In 1928, Fortes found work at the artificial pearl company in Hyannis, and two years later, became a housekeeper for a family in Hyannisport. She remained in that position for the next twenty-seven years, and in 1957, she became a cook at a local school until her retirement in 1968. An outspoken activist for the poor and racial equality, in 1945, Fortes and a friend visited East Beach in Hyannisport, which was then segregated. Asked by the police to leave, Fortes refused. The following year, a group attempted to buy the beach and privatize it, but Fortes stepped forward in a town council meeting and lambasted the idea, telling of the discrimination she faced.
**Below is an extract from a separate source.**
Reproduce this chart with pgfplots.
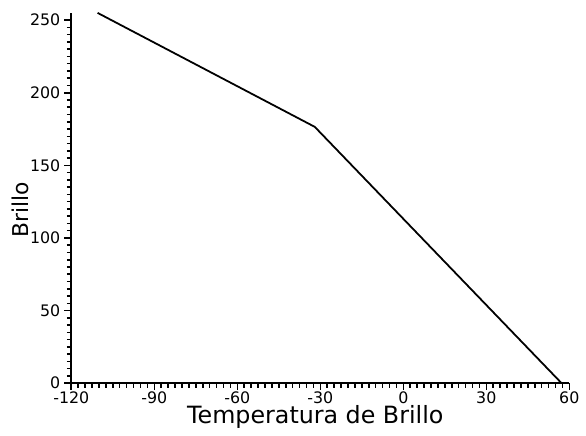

Fortes founded the Cape Cod chapter of the NAACP in 1961, but by then, she was already well steeped in the Civil Rights Movement. One of the tenants who rented her cottage from her was future Supreme Court Justice Thurgood Marshall, and in 1955, Reverend Martin Luther King, Jr., spent Thanksgiving and Christmas on the island. In 1961, when the Freedom Riders came through Hyannis, Ted Kennedy came to get a report from her to be delivered to the White House. As a fighter for the poor, Fortes sent food and clothing to impoverished counties in the Deep South for twenty-five years.
Fortes was a member of the Hyannis library board of directors for forty years, and was on the United States Civil Rights Commission for fourteen years. She also received numerous awards for her civil rights work. In 2004, the beach Fortes refused to leave in 1945, East Beach, was renamed Fortes Beach.
Fortes passed away on Friday, May 19, 2006 at the age of 94.